San Diego’s Sanders in Chargers Talks Over Possible Stadium Deal

SAN FRANCISCO — San Diego Mayor Jerry Sanders has entered negotiations with the San Diego Chargers in hopes of reaching a stadium deal that would keep the National Football League team in the city.

“Over the past six months, the mayor’s office and the Chargers have met a half a dozen times to talk about various areas and various concepts, primarily in the downtown area,” Sanders spokesman Darren Pudgil said in an interview earlier this week. “We are going to continue those discussions and see if we can come up with sometime of plan for a specific site downtown.”

The story was first reported by the San Diego Union-Tribune.

The Chargers play at the 71,500-seat Qualcomm Stadium, which was built in 1967. The team has said for years that it needs a new home and has been exploring sites in the San Diego County cities of Escondido, Oceanside, Chula Vista, and National City.

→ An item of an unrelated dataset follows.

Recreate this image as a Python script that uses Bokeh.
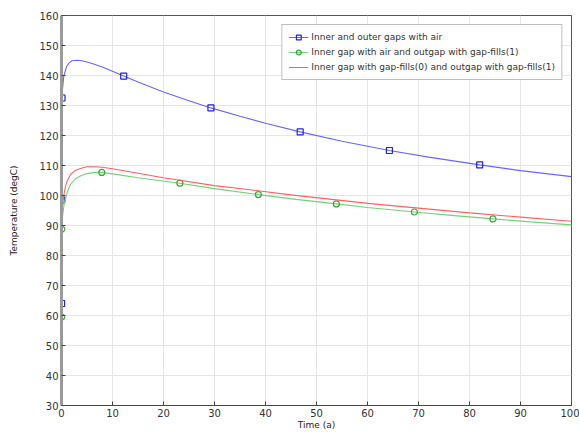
from bokeh.plotting import figure
from bokeh.models import Legend, LegendItem, Range1d, FixedTicker
from bokeh.embed import file_html
from bokeh.resources import INLINE

# Series 1: Inner and outer gaps with air
t_air = [0, 0.02, 0.05, 0.1, 0.2, 0.45, 1, 1.5, 2, 3, 4, 5, 6, 8, 10, 12.2, 15, 20, 25, 29.3, 35, 40, 46.8, 55, 64.3, 72, 82, 90, 100]
T_air = [20, 64, 98.5, 132.5, 135.5, 139.8, 143, 144.2, 144.9, 145.1, 144.9, 144.5, 144.0, 142.8, 141.4, 139.8, 137.8, 134.5, 131.6, 129.2, 126.4, 124.1, 121.2, 118.1, 115, 112.8, 110.2, 108.3, 106.3]
mk_air_t = [0.02, 0.05, 0.1, 12.2, 29.3, 46.8, 64.3, 82]
mk_air_T = [64, 98.5, 132.5, 139.8, 129.2, 121.2, 115, 110.2]

# Series 2: Inner gap with air and outgap with gap-fills(1)
t_g1 = [0, 0.02, 0.05, 0.2, 0.5, 0.8, 1.2, 1.8, 2.7, 3.7, 5, 6.5, 7.9, 10, 15, 23.2, 30, 38.6, 46, 53.9, 60, 69.2, 77, 84.6, 92, 100]
T_g1 = [20, 59.5, 88.8, 93, 97, 99, 101.5, 103.8, 105.5, 106.5, 107.3, 107.7, 107.7, 107.2, 105.9, 104.1, 102.3, 100.3, 98.7, 97.2, 96, 94.5, 93.3, 92.2, 91.2, 90.2]
mk_g1_t = [0.02, 0.05, 7.9, 23.2, 38.6, 53.9, 69.2, 84.6]
mk_g1_T = [59.5, 88.8, 107.7, 104.1, 100.3, 97.2, 94.5, 92.2]

# Series 3: Inner gap with gap-fills(0) and outgap with gap-fills(1)
t_g0 = [0, 0.02, 0.05, 0.2, 0.5, 0.8, 1.2, 1.8, 2.7, 3.7, 5, 6.5, 8, 10, 15, 20, 30, 37, 45, 53, 60.6, 70, 80, 90, 100]
T_g0 = [20, 62, 92, 96.5, 100.5, 103.2, 105.2, 107.1, 108.3, 109, 109.6, 109.6, 109.4, 108.9, 107.4, 105.9, 103.3, 101.9, 100.2, 98.7, 97.3, 95.8, 94.2, 92.8, 91.4]

labels = ["Inner and outer gaps with air",
          "Inner gap with air and outgap with gap-fills(1)",
          "Inner gap with gap-fills(0) and outgap with gap-fills(1)"]

x_ticks = list(range(0, 101, 10))
y_ticks = list(range(30, 161, 10))

FONT = "DejaVu Sans"
TXT = "#333333"

p = figure(width=579, height=432, output_backend="svg", toolbar_location=None,
           x_range=Range1d(0, 100), y_range=Range1d(30, 160),
           min_border_left=61, min_border_top=15, min_border_right=8, min_border_bottom=24,
           x_axis_label="Time (a)", y_axis_label="Temperature (degC)")

p.background_fill_color = "white"
p.border_fill_color = "white"
p.outline_line_color = "#555555"
p.outline_line_width = 1

p.xaxis.ticker = FixedTicker(ticks=x_ticks)
p.yaxis.ticker = FixedTicker(ticks=y_ticks)
p.xgrid.ticker = FixedTicker(ticks=x_ticks)
p.ygrid.ticker = FixedTicker(ticks=y_ticks)
p.grid.grid_line_color = "#e6e6e6"
p.grid.grid_line_width = 1

for ax in (p.xaxis[0], p.yaxis[0]):
    ax.minor_tick_line_color = None
    ax.major_tick_in = 4
    ax.major_tick_out = 0
    ax.major_tick_line_color = "#444444"
    ax.major_label_text_font = FONT
    ax.major_label_text_font_size = "10px"
    ax.major_label_text_color = TXT
    ax.axis_label_text_font = FONT
    ax.axis_label_text_font_size = "9px"
    ax.axis_label_text_font_style = "normal"
    ax.axis_label_text_color = "#222222"
    ax.major_label_standoff = 3
    ax.axis_label_standoff = 0

p.xaxis.major_label_standoff = 3
p.xaxis.axis_line_color = "#444444"
p.yaxis.axis_line_color = "#9a9a9a"
p.yaxis.axis_line_width = 3
p.yaxis.axis_label_standoff = 17

c_air_line, c_air_mk = "#6666ff", "#2020e8"
c_g1_line, c_g1_mk = "#77d077", "#38aa38"
c_g0_line = "#ff6060"

l1 = p.line(t_air, T_air, line_color=c_air_line, line_width=1.1)
m1 = p.scatter(mk_air_t, mk_air_T, marker="square", size=6, fill_color=None,
               line_color=c_air_mk, line_width=1.2)
l2 = p.line(t_g1, T_g1, line_color=c_g1_line, line_width=1.1)
m2 = p.scatter(mk_g1_t, mk_g1_T, marker="circle", size=6, fill_color=None,
               line_color=c_g1_mk, line_width=1.2)
l3 = p.line(t_g0, T_g0, line_color=c_g0_line, line_width=1.1)

legend = Legend(items=[LegendItem(label=labels[0], renderers=[l1, m1]),
                       LegendItem(label=labels[1], renderers=[l2, m2]),
                       LegendItem(label=labels[2], renderers=[l3])],
                location="top_right")
legend.margin = 9
legend.padding = 6
legend.spacing = 3
legend.glyph_width = 20
legend.glyph_height = 12
legend.label_height = 12
legend.label_standoff = 3
legend.label_text_font = FONT
legend.label_text_font_size = "9px"
legend.label_text_color = TXT
legend.border_line_color = "#808080"
legend.border_line_width = 1
legend.background_fill_color = "white"
legend.background_fill_alpha = 1
p.add_layout(legend, "center")

open("out.html", "w").write(file_html(p, INLINE))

Locals are worried that the team could leave San Diego for the Los Angeles area, where developer Ed Roski is seeking an NFL team for a new, 75,000-seat stadium in the City of Industry.

Sanders — who has previously insisted that San Diego would not subsidize construction of a new stadium, —met with Chargers owner Dean Spanos two weeks ago about the possibility of building a new stadium on a 15-acre site near Petco Park, the city’s downtown baseball stadium, the Union Tribune said.

Sanders is considering ways to help with the new football project, including using city funds to support infrastructure around the stadium or using redevelopment dollars for the $1 billion undertaking, Pudgil said.

“We are looking at ways that other cities have funded a football stadium,” he said. “We’re doing a deep dive into that right now.” It’s too early for specific details of how the city would finance a contribution to a stadium effort if a deal is reached, the spokesman said.

The city primarily used hotel taxes to back the municipal bonds that financed its portion of the $450 million Petco Park project earlier in the decade.

San Diego, California’s second-largest city behind Los Angeles, has been one of the state’s most active municipal bond issuers this year, as it caught up on refundings and infrastructure financing that was delayed by a pension and muni bond disclosure scandal that rocked the city before Sanders took over earlier in the decade.